INTERVIEW: Rob Bowling Part 1: ‘We compete with ourselves’

Activision Blizzard recently held a press event where MCV went hands-on with the superb multiplayer of CoD: Modern Warfare 3 and interviewed creative strategist Rob Bowling.

Would you say Call of Duty is currently leading the pack in terms of post-launch support amongst AAA titles?

It’s definitely something that we strive to do, because we have such a massive audience who (to this day) still puts hundreds of hours into several iterations of the game. You have hundreds of thousands or millions of people playing Black Ops of course, but you also have a similar number playing Modern Warfare 2 and even Call of Duty 4.

So I’d definitely agree with that statement, especially this year with Call of Duty Elite being on top of the in-game support that we’re doing.

Does ongoing post-launch support directly correlate to the number of hours people put into the games? How extensive is Infinity Ward’s post-launch plan?

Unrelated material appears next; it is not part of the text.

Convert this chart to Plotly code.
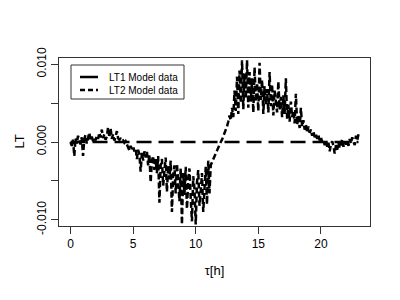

It definitely has a big impact on people continuing to play the game. The core gameplay is what makes them stick around, but the support is essential. With Modern Warfare 3, we have an extreme focus on post-launch support, and that was baked into the entire way we designed the game. Obviously we don’t start thinking about DLC until we’ve finished with the core game, but we’ve baked a lot of things into the back end which will allow us to do the free updates, addressing player concerns, adding stuff to the game more quickly and efficiently than we’ve ever done before.

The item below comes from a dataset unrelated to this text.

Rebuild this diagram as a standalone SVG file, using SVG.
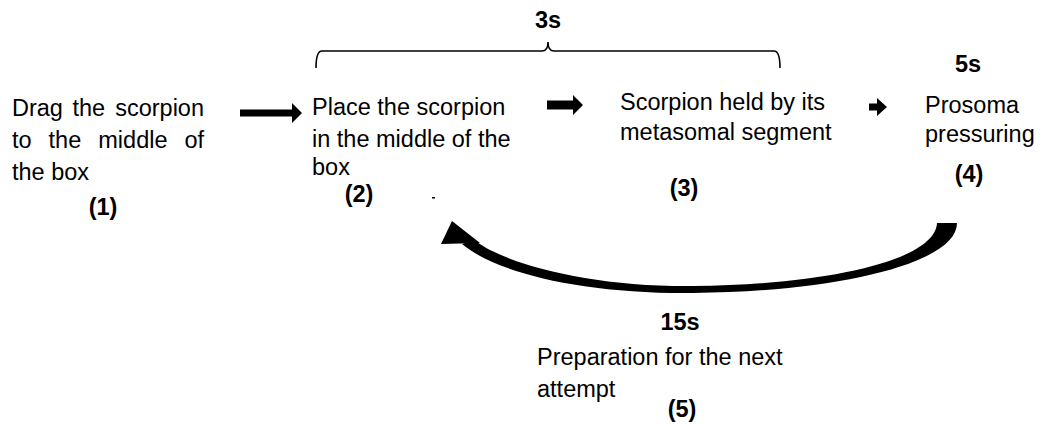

But then there are also things like playlist updates, changing game modes, introducing new game modes based on user feedback, there is now a ton of private match options that allow the player to create their own game modes. They can take existing modes, change the parameters and spawn sets and then take those game modes and turn them into their own completely personal playlist, and using Elite can share that playlist with the community as a whole.

So what I will personally be doing is playing those lists and watching those lists and seeing which ones people are voting up. We’ll be using that information to introduce even more game modes and playlists to players, so not only are you getting new content, maps and weapons that players want, but also a heap of ongoing new content well after launch.

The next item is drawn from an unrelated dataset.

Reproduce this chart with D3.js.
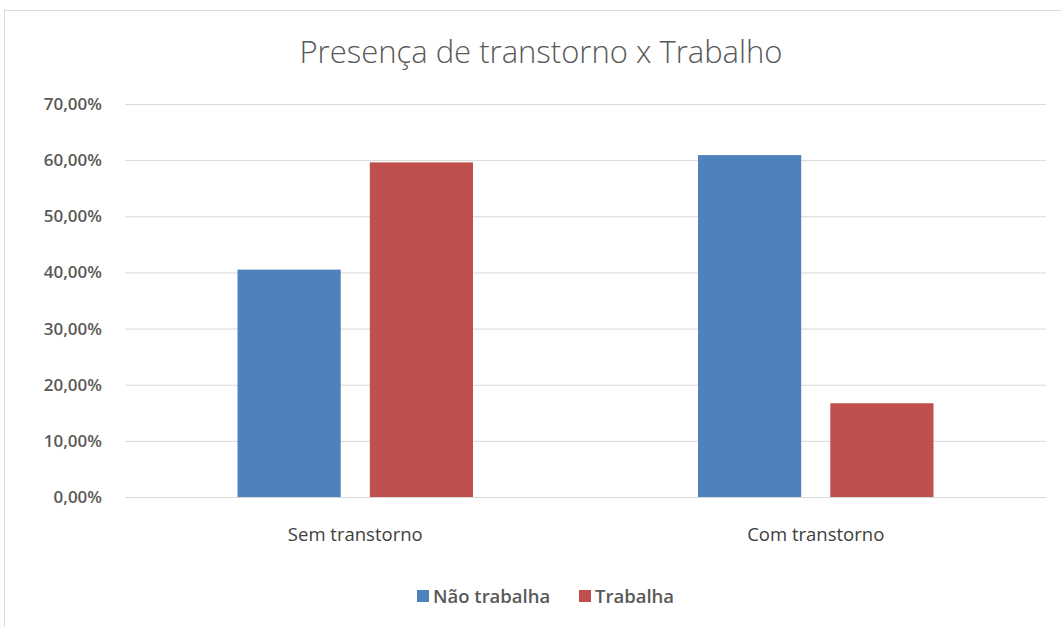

How difficult is it to stay this reflexive and adaptive as the market leader?

I think it’s all about understanding your audience, and that’s what we focus on doing. Our biggest competition is always with ourselves. There are still millions of people playing our last games in the franchise as a whole, and our last games as developers. So, it’s about looking at that and using that knowledge base to guide our decision-making in the future. We have very passionate ideals, so we go with our core beliefs about what makes our games good, and then on top of that we take the knowledge base of the 30 million people playing Black Ops online and try to blend those ideas to determine where we want the Call of Duty experience to go; how we’re going to change that experience.

Given that there are still so many people playing older Call of Duty games, what proportion of players migrate to the new game each and every year?

It is definitely the majority of people. Just looking at the concurrent players now, the players at launch and the Modern Warfare 3 pre-order numbers, it is a massive amount of people. Our audience is very much lined up for the next iteration, and I think that’s because we are extremely accessible as developers and the fans genuinely know that they have that relationship with us. They can trust that their feedback has been important to us, has been listened to, so they’re very excited to see something that they very much have had an ability to shape.